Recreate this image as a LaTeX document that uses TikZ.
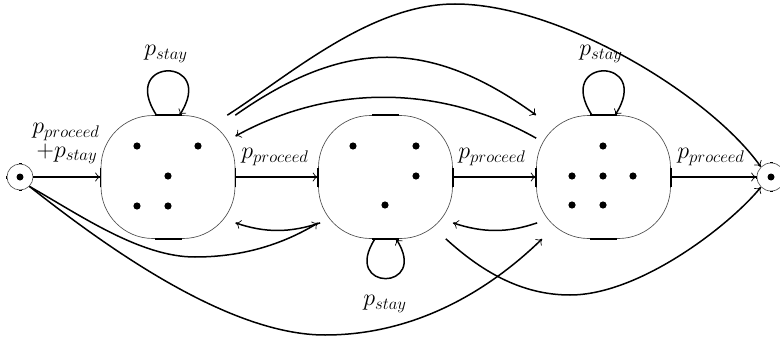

* * *

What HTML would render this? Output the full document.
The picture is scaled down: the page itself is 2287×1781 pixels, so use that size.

...

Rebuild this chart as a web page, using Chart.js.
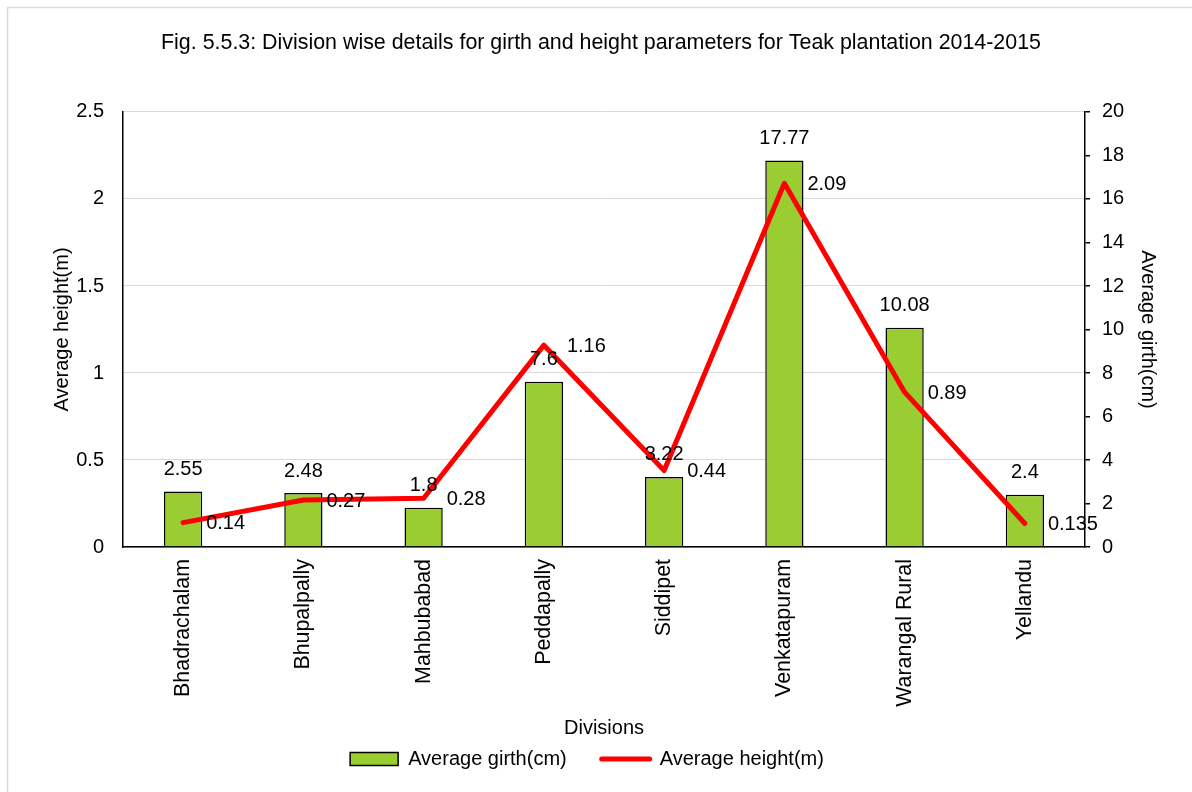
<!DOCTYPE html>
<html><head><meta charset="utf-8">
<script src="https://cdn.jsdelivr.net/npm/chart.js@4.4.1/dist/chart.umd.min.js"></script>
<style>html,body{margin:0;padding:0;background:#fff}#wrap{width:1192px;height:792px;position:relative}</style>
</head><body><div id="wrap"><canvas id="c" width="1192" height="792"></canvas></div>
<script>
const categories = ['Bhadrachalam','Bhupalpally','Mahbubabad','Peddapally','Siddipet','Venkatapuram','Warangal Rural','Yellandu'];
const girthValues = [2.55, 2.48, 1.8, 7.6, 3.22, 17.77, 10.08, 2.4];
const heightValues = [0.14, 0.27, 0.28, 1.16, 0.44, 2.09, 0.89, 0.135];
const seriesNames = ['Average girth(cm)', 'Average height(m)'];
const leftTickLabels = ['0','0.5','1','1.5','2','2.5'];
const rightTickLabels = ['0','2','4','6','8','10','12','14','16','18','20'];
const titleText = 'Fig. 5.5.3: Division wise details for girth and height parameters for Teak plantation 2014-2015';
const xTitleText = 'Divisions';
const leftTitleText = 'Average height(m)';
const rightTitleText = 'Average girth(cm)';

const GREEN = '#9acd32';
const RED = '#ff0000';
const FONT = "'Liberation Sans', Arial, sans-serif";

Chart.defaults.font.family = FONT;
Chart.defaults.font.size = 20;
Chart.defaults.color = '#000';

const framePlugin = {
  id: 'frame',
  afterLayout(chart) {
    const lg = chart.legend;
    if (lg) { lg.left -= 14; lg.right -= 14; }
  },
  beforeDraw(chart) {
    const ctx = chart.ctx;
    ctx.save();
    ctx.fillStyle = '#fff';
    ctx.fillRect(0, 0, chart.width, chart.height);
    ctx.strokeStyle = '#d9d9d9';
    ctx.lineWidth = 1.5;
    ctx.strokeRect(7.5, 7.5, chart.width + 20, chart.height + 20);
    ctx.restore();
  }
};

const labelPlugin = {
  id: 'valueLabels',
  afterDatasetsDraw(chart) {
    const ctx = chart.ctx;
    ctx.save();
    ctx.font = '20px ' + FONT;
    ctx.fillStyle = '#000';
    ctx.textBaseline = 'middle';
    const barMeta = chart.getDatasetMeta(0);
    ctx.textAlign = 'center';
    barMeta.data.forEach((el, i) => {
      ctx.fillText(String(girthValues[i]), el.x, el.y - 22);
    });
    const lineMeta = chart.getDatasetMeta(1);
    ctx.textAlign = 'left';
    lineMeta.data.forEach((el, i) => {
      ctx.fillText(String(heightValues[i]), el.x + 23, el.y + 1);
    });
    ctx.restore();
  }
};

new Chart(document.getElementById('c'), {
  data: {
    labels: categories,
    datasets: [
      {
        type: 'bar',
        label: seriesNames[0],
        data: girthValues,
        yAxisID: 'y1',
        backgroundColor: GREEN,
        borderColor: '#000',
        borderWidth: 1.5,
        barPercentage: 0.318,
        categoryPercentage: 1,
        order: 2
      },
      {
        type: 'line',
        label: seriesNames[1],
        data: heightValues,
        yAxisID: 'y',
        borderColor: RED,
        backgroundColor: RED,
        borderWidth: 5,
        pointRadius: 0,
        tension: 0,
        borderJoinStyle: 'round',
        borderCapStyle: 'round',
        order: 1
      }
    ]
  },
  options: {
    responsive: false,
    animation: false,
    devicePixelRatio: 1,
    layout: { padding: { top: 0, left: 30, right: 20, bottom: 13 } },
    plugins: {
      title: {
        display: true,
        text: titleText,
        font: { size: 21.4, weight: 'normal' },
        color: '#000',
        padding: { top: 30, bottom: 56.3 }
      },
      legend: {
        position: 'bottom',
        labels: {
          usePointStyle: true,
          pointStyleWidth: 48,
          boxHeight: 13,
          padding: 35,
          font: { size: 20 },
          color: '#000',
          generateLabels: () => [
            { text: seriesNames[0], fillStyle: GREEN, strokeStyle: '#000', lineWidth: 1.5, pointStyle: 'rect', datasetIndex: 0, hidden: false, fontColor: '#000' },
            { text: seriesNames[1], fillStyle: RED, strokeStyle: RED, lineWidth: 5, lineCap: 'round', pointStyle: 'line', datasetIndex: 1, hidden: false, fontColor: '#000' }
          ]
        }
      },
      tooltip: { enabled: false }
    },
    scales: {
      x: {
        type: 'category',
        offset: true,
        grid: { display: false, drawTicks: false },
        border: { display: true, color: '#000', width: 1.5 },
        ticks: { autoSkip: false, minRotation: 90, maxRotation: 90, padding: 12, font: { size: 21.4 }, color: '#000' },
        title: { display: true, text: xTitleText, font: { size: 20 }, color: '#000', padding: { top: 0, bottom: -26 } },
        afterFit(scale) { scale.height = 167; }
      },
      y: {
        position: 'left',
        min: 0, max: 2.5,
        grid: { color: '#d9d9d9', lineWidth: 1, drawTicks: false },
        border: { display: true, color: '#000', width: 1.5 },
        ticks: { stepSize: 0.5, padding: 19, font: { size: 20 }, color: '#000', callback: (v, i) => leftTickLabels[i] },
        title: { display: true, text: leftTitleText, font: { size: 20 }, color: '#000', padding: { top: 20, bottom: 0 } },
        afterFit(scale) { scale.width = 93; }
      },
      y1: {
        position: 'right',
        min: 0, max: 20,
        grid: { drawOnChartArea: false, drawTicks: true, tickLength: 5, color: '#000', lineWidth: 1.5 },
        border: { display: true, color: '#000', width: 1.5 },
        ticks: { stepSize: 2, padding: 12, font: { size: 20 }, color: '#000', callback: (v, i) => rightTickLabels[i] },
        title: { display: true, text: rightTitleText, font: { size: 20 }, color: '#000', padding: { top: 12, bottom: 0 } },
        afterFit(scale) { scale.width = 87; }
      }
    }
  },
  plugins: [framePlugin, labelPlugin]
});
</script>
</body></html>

**What you are asked to do:**
Using the entries above, transcribe every line from the line containing "Rebuild this chart" through the line containing "const rightTitleText = 'Average girth(cm)';". Do not copy pictures.

**Solution to this exercise:**
Rebuild this chart as a web page, using Chart.js.
<!DOCTYPE html>
<html><head><meta charset="utf-8">
<script src="https://cdn.jsdelivr.net/npm/chart.js@4.4.1/dist/chart.umd.min.js"></script>
<style>html,body{margin:0;padding:0;background:#fff}#wrap{width:1192px;height:792px;position:relative}</style>
</head><body><div id="wrap"><canvas id="c" width="1192" height="792"></canvas></div>
<script>
const categories = ['Bhadrachalam','Bhupalpally','Mahbubabad','Peddapally','Siddipet','Venkatapuram','Warangal Rural','Yellandu'];
const girthValues = [2.55, 2.48, 1.8, 7.6, 3.22, 17.77, 10.08, 2.4];
const heightValues = [0.14, 0.27, 0.28, 1.16, 0.44, 2.09, 0.89, 0.135];
const seriesNames = ['Average girth(cm)', 'Average height(m)'];
const leftTickLabels = ['0','0.5','1','1.5','2','2.5'];
const rightTickLabels = ['0','2','4','6','8','10','12','14','16','18','20'];
const titleText = 'Fig. 5.5.3: Division wise details for girth and height parameters for Teak plantation 2014-2015';
const xTitleText = 'Divisions';
const leftTitleText = 'Average height(m)';
const rightTitleText = 'Average girth(cm)';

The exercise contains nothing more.